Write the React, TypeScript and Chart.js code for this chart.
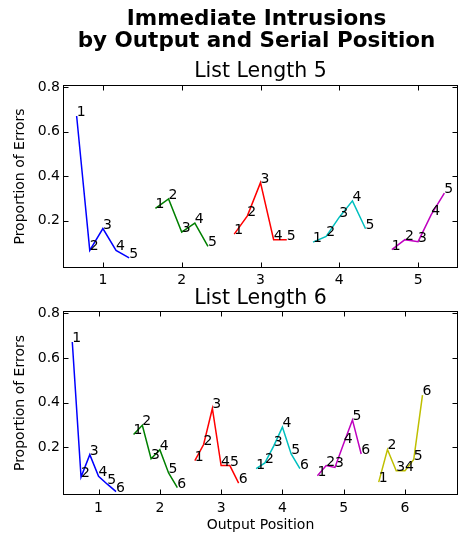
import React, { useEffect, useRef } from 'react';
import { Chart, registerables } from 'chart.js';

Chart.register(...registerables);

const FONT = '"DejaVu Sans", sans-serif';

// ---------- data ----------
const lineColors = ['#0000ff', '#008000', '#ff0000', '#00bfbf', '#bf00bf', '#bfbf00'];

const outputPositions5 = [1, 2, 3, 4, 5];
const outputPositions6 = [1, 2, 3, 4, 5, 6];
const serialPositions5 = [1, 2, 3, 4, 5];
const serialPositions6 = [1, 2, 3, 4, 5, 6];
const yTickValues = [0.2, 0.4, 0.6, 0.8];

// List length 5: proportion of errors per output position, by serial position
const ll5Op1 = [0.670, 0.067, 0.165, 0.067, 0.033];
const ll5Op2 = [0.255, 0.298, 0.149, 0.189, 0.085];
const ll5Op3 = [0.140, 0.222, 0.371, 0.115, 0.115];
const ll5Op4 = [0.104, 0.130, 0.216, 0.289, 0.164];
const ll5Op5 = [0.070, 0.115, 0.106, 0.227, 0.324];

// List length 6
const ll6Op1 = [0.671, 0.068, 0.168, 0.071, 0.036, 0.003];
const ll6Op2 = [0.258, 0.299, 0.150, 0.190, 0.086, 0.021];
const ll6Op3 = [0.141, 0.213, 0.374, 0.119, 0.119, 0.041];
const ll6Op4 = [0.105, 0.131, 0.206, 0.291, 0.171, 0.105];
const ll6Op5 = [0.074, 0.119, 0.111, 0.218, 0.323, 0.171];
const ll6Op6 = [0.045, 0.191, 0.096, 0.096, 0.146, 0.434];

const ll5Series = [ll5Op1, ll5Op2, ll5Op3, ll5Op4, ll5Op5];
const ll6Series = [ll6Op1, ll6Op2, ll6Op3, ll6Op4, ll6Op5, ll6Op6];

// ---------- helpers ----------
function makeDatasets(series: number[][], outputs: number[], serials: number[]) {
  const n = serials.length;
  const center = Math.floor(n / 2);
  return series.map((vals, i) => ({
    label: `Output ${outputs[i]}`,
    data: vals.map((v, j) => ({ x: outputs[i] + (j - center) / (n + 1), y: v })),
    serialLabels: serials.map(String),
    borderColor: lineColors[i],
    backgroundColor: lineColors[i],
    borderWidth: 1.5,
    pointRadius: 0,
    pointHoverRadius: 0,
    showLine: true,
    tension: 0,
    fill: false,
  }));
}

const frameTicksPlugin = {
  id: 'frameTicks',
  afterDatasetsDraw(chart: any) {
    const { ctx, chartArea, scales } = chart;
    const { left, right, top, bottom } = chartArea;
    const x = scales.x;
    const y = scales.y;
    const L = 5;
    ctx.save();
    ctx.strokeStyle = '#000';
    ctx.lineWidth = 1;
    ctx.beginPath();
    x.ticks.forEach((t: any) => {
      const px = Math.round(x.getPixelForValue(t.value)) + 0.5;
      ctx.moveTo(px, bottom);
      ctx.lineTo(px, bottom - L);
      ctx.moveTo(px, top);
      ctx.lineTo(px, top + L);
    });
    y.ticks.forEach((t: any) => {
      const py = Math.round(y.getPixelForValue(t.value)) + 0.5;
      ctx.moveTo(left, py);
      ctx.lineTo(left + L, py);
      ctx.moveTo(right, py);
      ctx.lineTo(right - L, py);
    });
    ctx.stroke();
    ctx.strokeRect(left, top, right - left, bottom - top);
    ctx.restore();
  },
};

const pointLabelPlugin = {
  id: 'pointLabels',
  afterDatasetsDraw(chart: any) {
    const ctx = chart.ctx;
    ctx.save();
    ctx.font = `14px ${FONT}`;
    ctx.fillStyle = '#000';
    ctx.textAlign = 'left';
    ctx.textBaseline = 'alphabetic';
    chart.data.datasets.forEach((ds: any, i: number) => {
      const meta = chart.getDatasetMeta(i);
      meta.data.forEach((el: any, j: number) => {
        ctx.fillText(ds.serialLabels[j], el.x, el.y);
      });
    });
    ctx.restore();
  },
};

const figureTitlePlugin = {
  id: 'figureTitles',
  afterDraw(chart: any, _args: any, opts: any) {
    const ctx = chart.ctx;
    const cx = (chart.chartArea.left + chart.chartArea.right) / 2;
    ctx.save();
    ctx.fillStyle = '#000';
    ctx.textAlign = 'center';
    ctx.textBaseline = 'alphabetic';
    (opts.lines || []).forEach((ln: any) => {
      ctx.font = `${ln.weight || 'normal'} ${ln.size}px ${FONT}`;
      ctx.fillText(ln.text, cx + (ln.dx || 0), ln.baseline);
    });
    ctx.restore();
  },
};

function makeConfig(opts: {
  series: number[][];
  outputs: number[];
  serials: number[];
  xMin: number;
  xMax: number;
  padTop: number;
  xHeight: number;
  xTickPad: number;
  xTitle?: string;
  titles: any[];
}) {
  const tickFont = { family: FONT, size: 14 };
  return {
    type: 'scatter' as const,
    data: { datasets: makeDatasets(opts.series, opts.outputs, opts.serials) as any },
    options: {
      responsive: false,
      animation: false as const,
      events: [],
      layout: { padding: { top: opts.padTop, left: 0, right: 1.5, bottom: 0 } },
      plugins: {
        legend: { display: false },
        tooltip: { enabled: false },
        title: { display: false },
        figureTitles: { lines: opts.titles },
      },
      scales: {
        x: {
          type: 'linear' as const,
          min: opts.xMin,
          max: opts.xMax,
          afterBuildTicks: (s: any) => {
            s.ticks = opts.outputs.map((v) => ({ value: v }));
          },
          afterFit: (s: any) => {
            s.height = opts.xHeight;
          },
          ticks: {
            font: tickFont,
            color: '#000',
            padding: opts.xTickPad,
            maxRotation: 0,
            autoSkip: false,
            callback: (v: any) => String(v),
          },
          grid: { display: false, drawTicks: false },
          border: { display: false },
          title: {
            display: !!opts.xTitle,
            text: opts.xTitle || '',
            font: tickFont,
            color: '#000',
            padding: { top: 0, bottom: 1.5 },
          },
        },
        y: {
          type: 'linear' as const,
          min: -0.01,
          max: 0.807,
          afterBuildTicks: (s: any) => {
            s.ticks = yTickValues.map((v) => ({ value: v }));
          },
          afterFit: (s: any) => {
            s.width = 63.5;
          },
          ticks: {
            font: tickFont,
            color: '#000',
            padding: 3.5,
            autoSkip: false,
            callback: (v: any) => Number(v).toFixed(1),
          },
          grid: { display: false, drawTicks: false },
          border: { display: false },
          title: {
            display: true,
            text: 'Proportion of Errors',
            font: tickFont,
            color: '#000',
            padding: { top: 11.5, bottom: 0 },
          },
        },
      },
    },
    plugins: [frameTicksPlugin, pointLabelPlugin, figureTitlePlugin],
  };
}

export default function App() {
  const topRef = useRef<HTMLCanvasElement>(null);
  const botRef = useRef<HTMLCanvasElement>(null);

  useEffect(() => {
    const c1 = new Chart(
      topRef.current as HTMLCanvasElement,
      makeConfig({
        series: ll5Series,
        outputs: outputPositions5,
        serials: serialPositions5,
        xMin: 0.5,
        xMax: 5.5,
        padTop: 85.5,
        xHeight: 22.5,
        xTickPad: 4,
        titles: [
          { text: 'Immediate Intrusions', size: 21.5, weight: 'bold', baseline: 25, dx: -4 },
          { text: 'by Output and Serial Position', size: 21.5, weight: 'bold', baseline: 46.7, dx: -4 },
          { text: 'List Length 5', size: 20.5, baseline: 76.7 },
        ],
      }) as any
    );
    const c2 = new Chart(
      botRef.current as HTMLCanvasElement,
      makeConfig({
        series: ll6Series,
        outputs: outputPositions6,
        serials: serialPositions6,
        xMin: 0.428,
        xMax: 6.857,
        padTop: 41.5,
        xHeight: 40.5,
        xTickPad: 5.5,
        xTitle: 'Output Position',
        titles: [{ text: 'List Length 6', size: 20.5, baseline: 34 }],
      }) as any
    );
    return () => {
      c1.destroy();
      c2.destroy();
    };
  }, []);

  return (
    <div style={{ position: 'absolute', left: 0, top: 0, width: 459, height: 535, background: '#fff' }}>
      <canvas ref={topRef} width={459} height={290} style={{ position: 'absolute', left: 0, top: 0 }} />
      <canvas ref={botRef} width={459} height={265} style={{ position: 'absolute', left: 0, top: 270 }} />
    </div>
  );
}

****************************************

Please repeat exactly the data above from its first line to the line that contains "const yTickValues = [0.2, 0.4, 0.6, 0.8];", inclusive, and leave every picture out.

Write the React, TypeScript and Chart.js code for this chart.
import React, { useEffect, useRef } from 'react';
import { Chart, registerables } from 'chart.js';

Chart.register(...registerables);

const FONT = '"DejaVu Sans", sans-serif';

// ---------- data ----------
const lineColors = ['#0000ff', '#008000', '#ff0000', '#00bfbf', '#bf00bf', '#bfbf00'];

const outputPositions5 = [1, 2, 3, 4, 5];
const outputPositions6 = [1, 2, 3, 4, 5, 6];
const serialPositions5 = [1, 2, 3, 4, 5];
const serialPositions6 = [1, 2, 3, 4, 5, 6];
const yTickValues = [0.2, 0.4, 0.6, 0.8];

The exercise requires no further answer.